/---

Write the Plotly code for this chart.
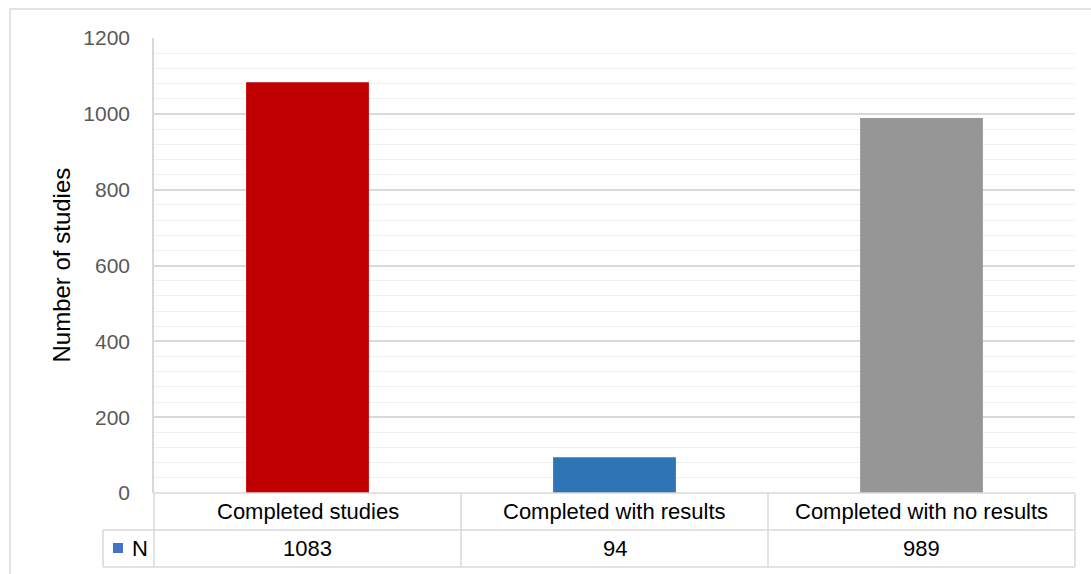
import plotly.graph_objects as go

categories = ["Completed studies", "Completed with results", "Completed with no results"]
values = [1083, 94, 989]
bar_colors = ["#C00000", "#2E75B6", "#969696"]
series_name = "N"
y_title = "Number of studies"

W, H = 1091, 574
L, R, T, B = 154, 16, 38, 81
PW, PH = W - L - R, H - T - B

def xp(px):
    return (px - L) / PW

def yp(py):
    return (H - B - py) / PH

FONT = "Liberation Sans"
fig = go.Figure()
fig.add_trace(go.Bar(x=categories, y=values, marker=dict(color=bar_colors, line=dict(width=0)),
                     name=series_name, showlegend=False))

n = len(categories)
row_h = 37
y0 = H - B
line_col = "#d9d9d9"
shapes = []
shapes.append(dict(type="line", xref="paper", yref="paper", x0=0, x1=1, y0=yp(y0), y1=yp(y0),
                   line=dict(color=line_col, width=1.5)))
legend_left = 103
for k in (1, 2):
    yy = yp(y0 + k * row_h)
    shapes.append(dict(type="line", xref="paper", yref="paper", x0=xp(legend_left), x1=1, y0=yy, y1=yy,
                       line=dict(color=line_col, width=1.5)))
for i in range(n + 1):
    shapes.append(dict(type="line", xref="paper", yref="paper", x0=i / n, x1=i / n,
                       y0=yp(y0), y1=yp(y0 + 2 * row_h), line=dict(color=line_col, width=1.5)))
shapes.append(dict(type="line", xref="paper", yref="paper", x0=xp(legend_left), x1=xp(legend_left),
                   y0=yp(y0 + row_h), y1=yp(y0 + 2 * row_h), line=dict(color=line_col, width=1.5)))
shapes.append(dict(type="rect", xref="paper", yref="paper", x0=xp(113), x1=xp(123),
                   y0=yp(y0 + row_h + 13), y1=yp(y0 + row_h + 23),
                   fillcolor="#4472C4", line=dict(width=0)))
shapes.append(dict(type="rect", xref="paper", yref="paper", x0=xp(10), x1=xp(1100),
                   y0=yp(590), y1=yp(9), line=dict(color=line_col, width=1.5)))

annotations = []
for i, (c, v) in enumerate(zip(categories, values)):
    xc = (i + 0.5) / n
    annotations.append(dict(x=xc, y=yp(y0 + row_h / 2), xref="paper", yref="paper", text=c,
                            showarrow=False, font=dict(family=FONT, size=22, color="#000000"),
                            xanchor="center", yanchor="middle"))
    annotations.append(dict(x=xc, y=yp(y0 + 1.5 * row_h), xref="paper", yref="paper", text=str(v),
                            showarrow=False, font=dict(family=FONT, size=22, color="#000000"),
                            xanchor="center", yanchor="middle"))
annotations.append(dict(x=xp(130), y=yp(y0 + 1.5 * row_h), xref="paper", yref="paper", text=series_name,
                        showarrow=False, font=dict(family=FONT, size=22, color="#000000"),
                        xanchor="left", yanchor="middle"))
annotations.append(dict(x=xp(61), y=0.5, xref="paper", yref="paper", text=y_title, textangle=-90,
                        showarrow=False, font=dict(family=FONT, size=24, color="#000000"),
                        xanchor="center", yanchor="middle"))

fig.update_layout(
    width=W, height=H, margin=dict(l=L, r=R, t=T, b=B),
    paper_bgcolor="white", plot_bgcolor="white",
    bargap=0.6, shapes=shapes, annotations=annotations,
    font=dict(family=FONT),
    xaxis=dict(range=[-0.5, n - 0.5], showticklabels=False, showline=False, showgrid=False,
               zeroline=False, ticks=""),
    yaxis=dict(range=[0, 1200], dtick=200, showgrid=True, gridcolor="#d9d9d9", gridwidth=1.5,
               minor=dict(dtick=40, showgrid=True, gridcolor="#f0f0f0", gridwidth=1),
               showline=True, linecolor=line_col, linewidth=1.5, zeroline=False,
               ticks="", ticklabelstandoff=18,
               tickfont=dict(family=FONT, size=21, color="#595959")),
)
fig.write_html("out.html")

\---

▶ [EXERCISE]: Copy all the lines of data exactly as they appear, dropping any images.

▶ [OUTPUT OF THE TASK]:
Write the Plotly code for this chart.
import plotly.graph_objects as go

categories = ["Completed studies", "Completed with results", "Completed with no results"]
values = [1083, 94, 989]
bar_colors = ["#C00000", "#2E75B6", "#969696"]
series_name = "N"
y_title = "Number of studies"

W, H = 1091, 574
L, R, T, B = 154, 16, 38, 81
PW, PH = W - L - R, H - T - B

def xp(px):
    return (px - L) / PW

def yp(py):
    return (H - B - py) / PH

FONT = "Liberation Sans"
fig = go.Figure()
fig.add_trace(go.Bar(x=categories, y=values, marker=dict(color=bar_colors, line=dict(width=0)),
                     name=series_name, showlegend=False))

n = len(categories)
row_h = 37
y0 = H - B
line_col = "#d9d9d9"
shapes = []
shapes.append(dict(type="line", xref="paper", yref="paper", x0=0, x1=1, y0=yp(y0), y1=yp(y0),
                   line=dict(color=line_col, width=1.5)))
legend_left = 103
for k in (1, 2):
    yy = yp(y0 + k * row_h)
    shapes.append(dict(type="line", xref="paper", yref="paper", x0=xp(legend_left), x1=1, y0=yy, y1=yy,
                       line=dict(color=line_col, width=1.5)))
for i in range(n + 1):
    shapes.append(dict(type="line", xref="paper", yref="paper", x0=i / n, x1=i / n,
                       y0=yp(y0), y1=yp(y0 + 2 * row_h), line=dict(color=line_col, width=1.5)))
shapes.append(dict(type="line", xref="paper", yref="paper", x0=xp(legend_left), x1=xp(legend_left),
                   y0=yp(y0 + row_h), y1=yp(y0 + 2 * row_h), line=dict(color=line_col, width=1.5)))
shapes.append(dict(type="rect", xref="paper", yref="paper", x0=xp(113), x1=xp(123),
                   y0=yp(y0 + row_h + 13), y1=yp(y0 + row_h + 23),
                   fillcolor="#4472C4", line=dict(width=0)))
shapes.append(dict(type="rect", xref="paper", yref="paper", x0=xp(10), x1=xp(1100),
                   y0=yp(590), y1=yp(9), line=dict(color=line_col, width=1.5)))

annotations = []
for i, (c, v) in enumerate(zip(categories, values)):
    xc = (i + 0.5) / n
    annotations.append(dict(x=xc, y=yp(y0 + row_h / 2), xref="paper", yref="paper", text=c,
                            showarrow=False, font=dict(family=FONT, size=22, color="#000000"),
                            xanchor="center", yanchor="middle"))
    annotations.append(dict(x=xc, y=yp(y0 + 1.5 * row_h), xref="paper", yref="paper", text=str(v),
                            showarrow=False, font=dict(family=FONT, size=22, color="#000000"),
                            xanchor="center", yanchor="middle"))
annotations.append(dict(x=xp(130), y=yp(y0 + 1.5 * row_h), xref="paper", yref="paper", text=series_name,
                        showarrow=False, font=dict(family=FONT, size=22, color="#000000"),
                        xanchor="left", yanchor="middle"))
annotations.append(dict(x=xp(61), y=0.5, xref="paper", yref="paper", text=y_title, textangle=-90,
                        showarrow=False, font=dict(family=FONT, size=24, color="#000000"),
                        xanchor="center", yanchor="middle"))

fig.update_layout(
    width=W, height=H, margin=dict(l=L, r=R, t=T, b=B),
    paper_bgcolor="white", plot_bgcolor="white",
    bargap=0.6, shapes=shapes, annotations=annotations,
    font=dict(family=FONT),
    xaxis=dict(range=[-0.5, n - 0.5], showticklabels=False, showline=False, showgrid=False,
               zeroline=False, ticks=""),
    yaxis=dict(range=[0, 1200], dtick=200, showgrid=True, gridcolor="#d9d9d9", gridwidth=1.5,
               minor=dict(dtick=40, showgrid=True, gridcolor="#f0f0f0", gridwidth=1),
               showline=True, linecolor=line_col, linewidth=1.5, zeroline=False,
               ticks="", ticklabelstandoff=18,
               tickfont=dict(family=FONT, size=21, color="#595959")),
)
fig.write_html("out.html")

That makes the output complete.